GIVEN PROBLEM: Scan the listing below and copy every line holding "that".

++++++++++++++++++++

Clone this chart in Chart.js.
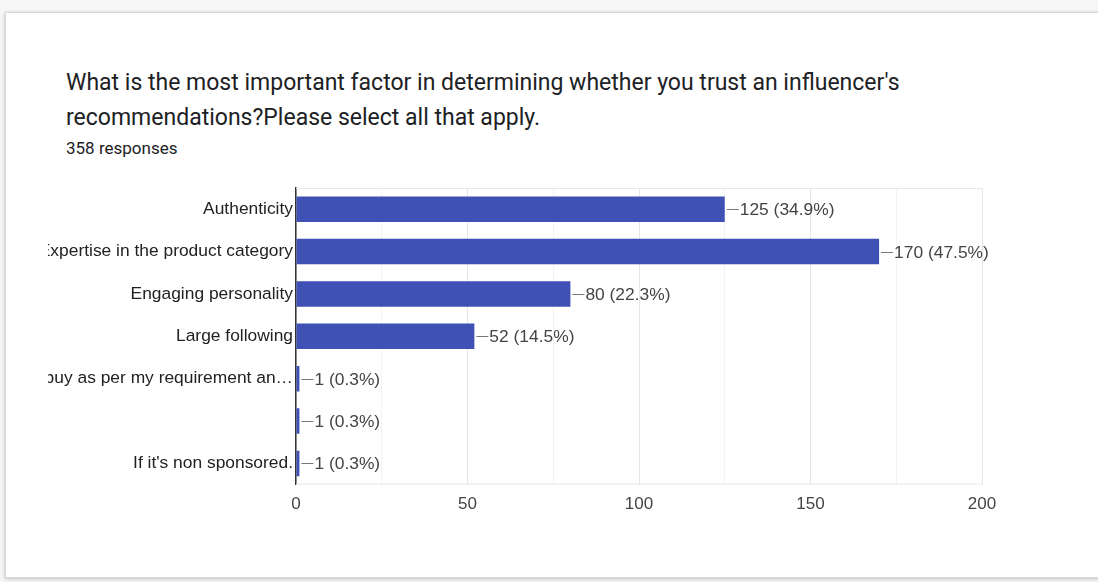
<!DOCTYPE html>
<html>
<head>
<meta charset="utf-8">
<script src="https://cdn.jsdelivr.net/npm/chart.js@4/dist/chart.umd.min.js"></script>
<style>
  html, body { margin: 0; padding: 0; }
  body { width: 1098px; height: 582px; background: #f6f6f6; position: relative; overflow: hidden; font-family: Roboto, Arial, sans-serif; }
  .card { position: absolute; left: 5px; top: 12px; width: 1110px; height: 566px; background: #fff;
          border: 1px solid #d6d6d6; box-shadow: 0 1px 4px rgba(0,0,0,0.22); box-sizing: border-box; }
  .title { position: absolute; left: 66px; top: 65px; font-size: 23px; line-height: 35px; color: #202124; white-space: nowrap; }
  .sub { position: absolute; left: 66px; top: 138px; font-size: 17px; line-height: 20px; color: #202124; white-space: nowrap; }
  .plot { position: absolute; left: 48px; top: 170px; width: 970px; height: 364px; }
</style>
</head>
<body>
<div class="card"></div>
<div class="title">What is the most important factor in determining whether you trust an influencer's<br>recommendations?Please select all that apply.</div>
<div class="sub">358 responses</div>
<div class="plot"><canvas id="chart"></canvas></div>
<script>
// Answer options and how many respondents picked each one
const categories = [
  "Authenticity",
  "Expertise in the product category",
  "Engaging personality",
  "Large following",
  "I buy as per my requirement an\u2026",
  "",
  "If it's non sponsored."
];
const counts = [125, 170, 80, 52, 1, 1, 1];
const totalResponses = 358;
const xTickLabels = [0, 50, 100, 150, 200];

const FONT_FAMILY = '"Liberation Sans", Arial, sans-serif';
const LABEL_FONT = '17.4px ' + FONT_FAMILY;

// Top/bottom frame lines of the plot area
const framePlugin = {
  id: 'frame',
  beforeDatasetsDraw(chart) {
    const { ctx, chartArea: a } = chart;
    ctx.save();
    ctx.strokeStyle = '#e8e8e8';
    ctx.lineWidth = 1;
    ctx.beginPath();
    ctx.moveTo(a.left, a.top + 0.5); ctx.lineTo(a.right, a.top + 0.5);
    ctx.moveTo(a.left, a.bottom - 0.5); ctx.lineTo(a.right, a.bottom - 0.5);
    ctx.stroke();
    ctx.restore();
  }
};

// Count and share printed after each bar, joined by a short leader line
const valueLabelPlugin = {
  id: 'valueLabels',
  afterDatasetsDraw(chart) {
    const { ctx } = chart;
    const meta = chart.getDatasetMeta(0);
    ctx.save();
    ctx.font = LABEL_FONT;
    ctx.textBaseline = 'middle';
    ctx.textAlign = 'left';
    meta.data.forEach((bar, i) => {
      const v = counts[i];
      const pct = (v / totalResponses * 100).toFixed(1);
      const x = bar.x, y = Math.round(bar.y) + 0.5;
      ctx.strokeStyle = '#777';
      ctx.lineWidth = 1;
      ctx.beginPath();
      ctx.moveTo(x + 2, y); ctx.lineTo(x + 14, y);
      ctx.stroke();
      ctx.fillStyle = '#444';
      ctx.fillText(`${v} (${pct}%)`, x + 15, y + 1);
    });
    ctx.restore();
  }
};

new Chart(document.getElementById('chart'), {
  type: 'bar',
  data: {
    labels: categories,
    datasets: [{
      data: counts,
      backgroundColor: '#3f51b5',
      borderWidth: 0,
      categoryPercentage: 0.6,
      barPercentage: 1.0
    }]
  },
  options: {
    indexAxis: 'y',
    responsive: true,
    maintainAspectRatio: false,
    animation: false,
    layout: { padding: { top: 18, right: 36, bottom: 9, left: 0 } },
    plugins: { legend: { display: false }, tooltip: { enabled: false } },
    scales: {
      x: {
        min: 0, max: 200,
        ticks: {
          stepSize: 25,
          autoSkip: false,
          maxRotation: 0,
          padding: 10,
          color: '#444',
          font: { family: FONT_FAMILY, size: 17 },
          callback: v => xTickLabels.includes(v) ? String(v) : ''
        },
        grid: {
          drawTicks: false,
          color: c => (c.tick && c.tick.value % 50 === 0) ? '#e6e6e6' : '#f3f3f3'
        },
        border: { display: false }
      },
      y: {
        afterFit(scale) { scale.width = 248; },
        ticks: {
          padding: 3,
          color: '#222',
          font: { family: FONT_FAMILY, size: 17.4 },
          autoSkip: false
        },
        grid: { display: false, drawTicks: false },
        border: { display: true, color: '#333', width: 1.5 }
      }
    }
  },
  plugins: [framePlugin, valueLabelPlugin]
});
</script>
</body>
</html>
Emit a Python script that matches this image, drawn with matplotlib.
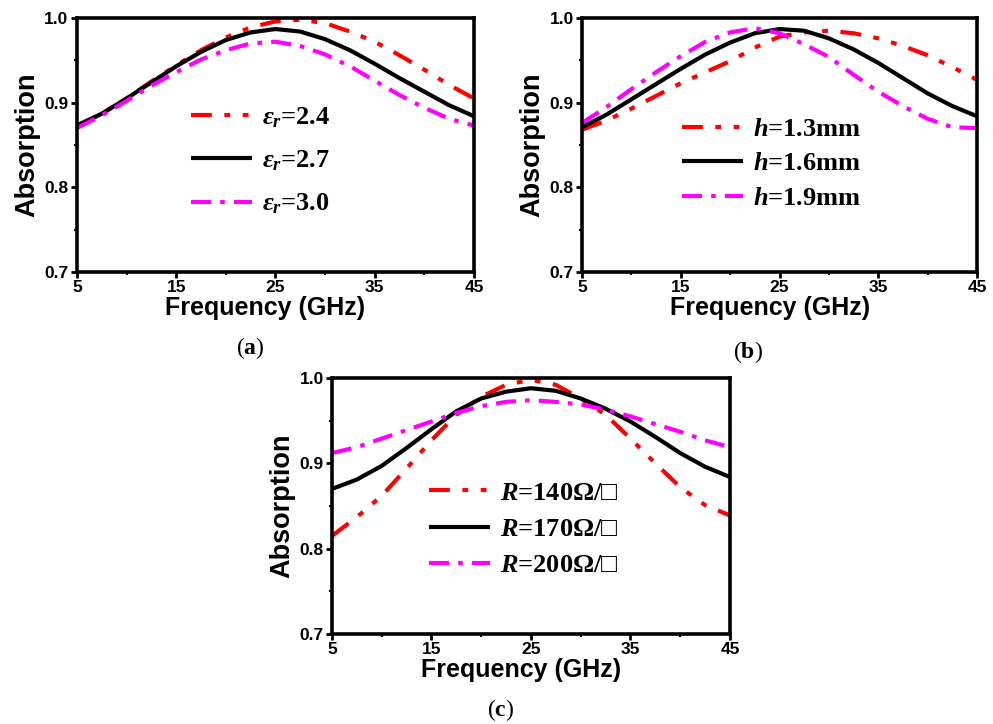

++++++++++++++++++++

COMPLETE RESPONSE:
<div class="title">What is the most important factor in determining whether you trust an influencer's<br>recommendations?Please select all that apply.</div>
Emit a Python script that matches this image, drawn with matplotlib.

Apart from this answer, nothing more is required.